Pulsar and Kafka Integrating Pulsar with Kafka for Hybrid Data Streaming Architectures
Build resilient hybrid event-driven platforms by bridging Apache Kafka and Apache Pulsar
Apache Pulsar and Apache Kafka are two of the most popular distributed messaging platforms, each with unique architectural strengths. While Kafka dominates traditional streaming ecosystems, Pulsar offers a modern cloud-native alternative with features like multi-tenancy, native geo-replication, and tiered storage.
In some cases, enterprises may need to integrate Kafka and Pulsar — for reasons like gradual migration, multi-platform interoperability, or connecting isolated domains.

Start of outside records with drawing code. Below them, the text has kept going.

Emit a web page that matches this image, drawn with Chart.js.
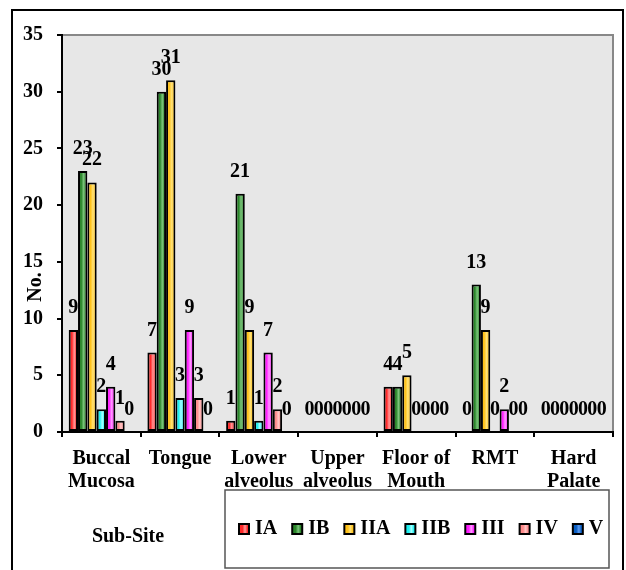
<!DOCTYPE html>
<html>
<head>
<meta charset="utf-8">
<script src="https://cdn.jsdelivr.net/npm/chart.js@4"></script>
<style>
  html, body { margin: 0; padding: 0; background: #fff; }
  canvas { display: block; }
</style>
</head>
<body>
<canvas id="myChart" width="626" height="570"></canvas>
<script>
// datos
const categorias = [["Buccal", "Mucosa"], "Tongue", ["Lower", "alveolus"], ["Upper", "alveolus"], ["Floor of", "Mouth"], "RMT", ["Hard", "Palate"]];
const estadios = ["IA", "IB", "IIA", "IIB", "III", "IV", "V"];
const valoresIA = [9, 7, 1, 0, 4, 0, 0];
const valoresIB = [23, 30, 21, 0, 4, 13, 0];
const valoresIIA = [22, 31, 9, 0, 5, 9, 0];
const valoresIIB = [2, 3, 1, 0, 0, 0, 0];
const valoresIII = [4, 9, 7, 0, 0, 2, 0];
const valoresIV = [1, 3, 2, 0, 0, 0, 0];
const valoresV = [0, 0, 0, 0, 0, 0, 0];
const yTicks = [0, 5, 10, 15, 20, 25, 30, 35];

const colores = ["#ff2a2a", "#2a862a", "#ffc21a", "#1ff0f0", "#ff1fff", "#ff8a8a", "#0a5ec2"];
const claros = ["#ff9a9a", "#7cc47c", "#ffe27a", "#a8ffff", "#ff9cff", "#ffc6c6", "#5f9cf0"];
const series = [valoresIA, valoresIB, valoresIIA, valoresIIB, valoresIII, valoresIV, valoresV];

const fuente = "'Liberation Serif', 'Times New Roman', serif";
const PCT = 0.83;

function degradado(ctx, left, w, i) {
  const g = ctx.createLinearGradient(left, 0, left + w, 0);
  g.addColorStop(0, colores[i]);
  g.addColorStop(0.35, colores[i]);
  g.addColorStop(0.6, claros[i]);
  g.addColorStop(0.85, colores[i]);
  g.addColorStop(1, colores[i]);
  return g;
}

// degradado horizontal de cada barra
function relleno(c) {
  const i = c.datasetIndex;
  const xs = c.chart.scales.x;
  if (c.type !== "data" || !xs || !isFinite(xs.left)) return colores[i];
  const catW = (xs.right - xs.left) / categorias.length;
  const bw = catW * PCT / estadios.length;
  const left = xs.getPixelForValue(c.dataIndex) - catW * PCT / 2 + i * bw;
  if (!isFinite(left)) return colores[i];
  return degradado(c.chart.ctx, left, bw, i);
}

const datasets = estadios.map((nombre, i) => ({
  label: nombre,
  data: series[i],
  backgroundColor: relleno,
  borderColor: "#000",
  borderWidth: 2,
  borderSkipped: false,
  categoryPercentage: PCT,
  barPercentage: 1
}));

// fondo, marco y textos extra
const extras = {
  id: "extras",
  beforeDraw(chart) {
    const ctx = chart.ctx;
    const a = chart.chartArea;
    ctx.save();
    ctx.fillStyle = "#e7e7e7";
    ctx.fillRect(a.left, a.top, a.right - a.left, a.bottom - a.top);
    ctx.strokeStyle = "#888";
    ctx.lineWidth = 2;
    ctx.beginPath();
    ctx.moveTo(a.left, a.top);
    ctx.lineTo(a.right, a.top);
    ctx.lineTo(a.right, a.bottom);
    ctx.stroke();
    ctx.restore();
  },
  afterDatasetsDraw(chart) {
    const ctx = chart.ctx;
    ctx.save();
    ctx.font = "bold 20px " + fuente;
    ctx.fillStyle = "#000";
    ctx.textAlign = "center";
    ctx.textBaseline = "alphabetic";
    chart.data.datasets.forEach((ds, i) => {
      const meta = chart.getDatasetMeta(i);
      meta.data.forEach((bar, j) => {
        ctx.fillText(String(ds.data[j]), bar.x, bar.y - 17);
      });
    });
    ctx.restore();
  },
  afterDraw(chart) {
    const ctx = chart.ctx;
    ctx.save();
    // marco exterior
    ctx.strokeStyle = "#000";
    ctx.lineWidth = 2;
    ctx.beginPath();
    ctx.moveTo(12, 575);
    ctx.lineTo(12, 10);
    ctx.lineTo(623, 10);
    ctx.lineTo(623, 575);
    ctx.stroke();

    // titulo eje y
    ctx.font = "bold 20px " + fuente;
    ctx.fillStyle = "#000";
    ctx.textAlign = "center";
    ctx.textBaseline = "middle";
    ctx.save();
    ctx.translate(36, 287);
    ctx.rotate(-Math.PI / 2);
    ctx.fillText("No.", 0, 0);
    ctx.restore();

    // titulo eje x
    ctx.fillText("Sub-Site", 128, 537);

    // leyenda
    ctx.strokeStyle = "#555";
    ctx.lineWidth = 1.5;
    ctx.strokeRect(225, 490, 384, 78);
    let x = 239;
    const yc = 529;
    ctx.textAlign = "left";
    chart.data.datasets.forEach((ds, i) => {
      ctx.fillStyle = degradado(ctx, x, 10, i);
      ctx.fillRect(x, yc - 5, 10, 10);
      ctx.strokeStyle = "#000";
      ctx.lineWidth = 2;
      ctx.strokeRect(x, yc - 5, 10, 10);
      ctx.fillStyle = "#000";
      ctx.fillText(ds.label, x + 16, yc);
      x += 16 + ctx.measureText(ds.label).width + 15;
    });
    ctx.restore();
  }
};

const config = {
  type: "bar",
  data: { labels: categorias, datasets: datasets },
  options: {
    responsive: false,
    devicePixelRatio: 1,
    animation: false,
    layout: { padding: { left: 0, right: 13, top: 35, bottom: 0 } },
    plugins: {
      legend: { display: false },
      tooltip: { enabled: false }
    },
    scales: {
      x: {
        offset: true,
        grid: { offset: true, drawOnChartArea: false, drawTicks: true, tickLength: 5, color: "#000", lineWidth: 2 },
        border: { color: "#000", width: 2 },
        ticks: {
          color: "#000",
          padding: 10,
          maxRotation: 0,
          autoSkip: false,
          font: { family: fuente, size: 20, weight: "bold", lineHeight: 1.15 }
        },
        afterFit(scale) { scale.height = 138; }
      },
      y: {
        min: 0,
        max: 35,
        afterBuildTicks(scale) { scale.ticks = yTicks.map(v => ({ value: v })); },
        grid: { drawOnChartArea: false, drawTicks: true, tickLength: 5, color: "#000", lineWidth: 2 },
        border: { color: "#000", width: 2 },
        ticks: {
          color: "#000",
          padding: 14,
          font: { family: fuente, size: 20, weight: "bold" }
        },
        afterFit(scale) { scale.width = 62; }
      }
    }
  },
  plugins: [extras]
};

new Chart(document.getElementById("myChart"), config);
</script>
</body>
</html>
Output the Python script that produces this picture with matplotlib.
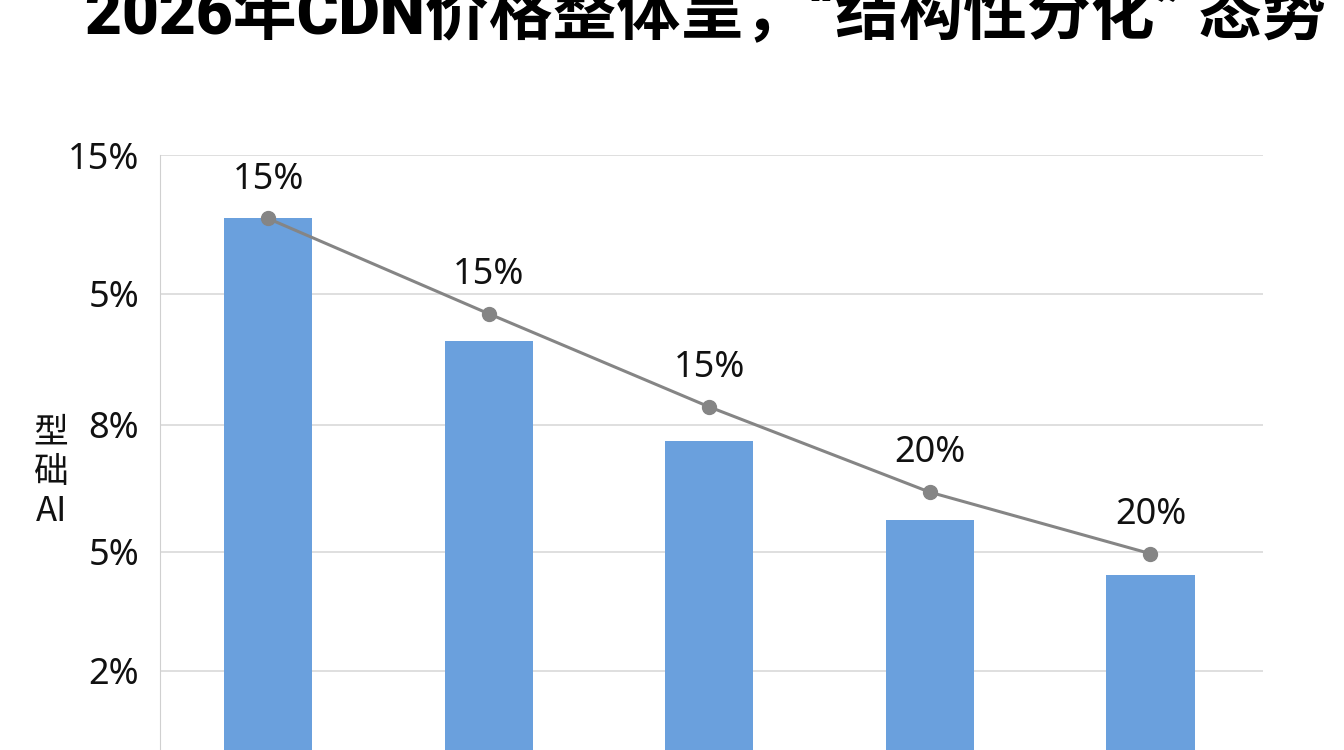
import matplotlib
matplotlib.use("Agg")
from matplotlib import pyplot as plt

plt.rcParams['font.family'] = ['Noto Sans', 'Noto Sans CJK SC', 'DejaVu Sans']

# data
title = "2026年CDN价格整体呈，“结构性分化” 态势"
ylabel = "型\n础\nAI"
bar_vals = [13.4, 10.3, 7.8, 5.8, 4.4]
line_vals = [13.4, 11.0, 8.65, 6.5, 4.95]
line_labels = ["15%", "15%", "15%", "20%", "20%"]
ytick_pos = [2, 5, 8.2, 11.5, 15]
ytick_labels = ["2%", "5%", "8%", "5%", "15%"]

x = list(range(len(bar_vals)))

fig = plt.figure(figsize=(13.44, 7.5), dpi=100)
ax = fig.add_axes([0.119, 0.0, 0.8207, 0.7933])

ax.bar(x, bar_vals, width=0.40, color='#6aa0dd', zorder=2)
ax.plot(x, line_vals, color='#858585', linewidth=2.2, marker='o',
        markersize=10, zorder=3)
for xi, v, lab in zip(x, line_vals, line_labels):
    ax.annotate(lab, (xi, v), xytext=(0, 28), textcoords='offset points',
                ha='center', va='center', fontsize=26, color='#111111')

ax.set_xlim(-0.49, 4.51)
ax.set_ylim(0, 15)
ax.set_yticks(ytick_pos)
ax.set_yticklabels(ytick_labels, fontsize=26, color='#111111')
ax.set_xticks([])
ax.tick_params(axis='y', length=0, pad=15)
ax.grid(axis='y', color='#d9d9d9', linewidth=1.2, zorder=0)
ax.set_axisbelow(True)
for s in ['top', 'right', 'bottom']:
    ax.spines[s].set_visible(False)
ax.spines['left'].set_color('#d0d0d0')

fig.text(0.038, 0.37, ylabel, ha='center', va='center', fontsize=25,
         linespacing=1.15, family=['Noto Sans CJK SC', 'DejaVu Sans'],
         color='#111111')

# title is cut at the top in the original too
fig.text(0.525, 0.955, title, ha='center', va='baseline', fontsize=46,
         fontweight='black', family=['Roboto', 'Noto Sans CJK SC'],
         color='#000000')

fig.savefig('out.png', dpi=100, facecolor='white')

This post explores how to build hybrid Kafka-Pulsar architectures, covering bridging tools, design patterns, and real-world integration examples.
Why Integrate Kafka and Pulsar?
Here are common scenarios that demand Kafka-Pulsar integration:
- ✅ Legacy modernization: Gradually migrate from Kafka to Pulsar
- ✅ Domain isolation: Use Pulsar for multi-tenant workloads while Kafka handles legacy pipelines
- ✅ Cross-team collaboration: Bridge Kafka events into Pulsar for independent processing
- ✅ Resilience and flexibility: Build vendor-agnostic systems with better failover and routing
Architectural Overview
A typical hybrid setup looks like:
[Producers] → [Kafka Topic] → [Kafka Source Connector] → [Pulsar Topic] → [Consumers]
[Pulsar Producers] → [Pulsar Topic] → [Kafka Sink Connector] → [Kafka Topic] → [Consumers]
Kafka and Pulsar can be bi-directionally connected using bridge connectors, allowing seamless message flow between ecosystems.
Integration Tools
1. Pulsar Kafka Compatibility Wrapper
Pulsar includes a Kafka-on-Pulsar (KoP) protocol handler:
- Allows Kafka clients to connect directly to Pulsar brokers
- No code changes required on the Kafka producer/consumer side
- Useful for drop-in migration or co-existence
Enable KoP in Pulsar configuration:
messagingProtocols=kafka
protocolHandlerDirectory=./protocols
Then use standard Kafka libraries to connect to Pulsar as if it’s Kafka.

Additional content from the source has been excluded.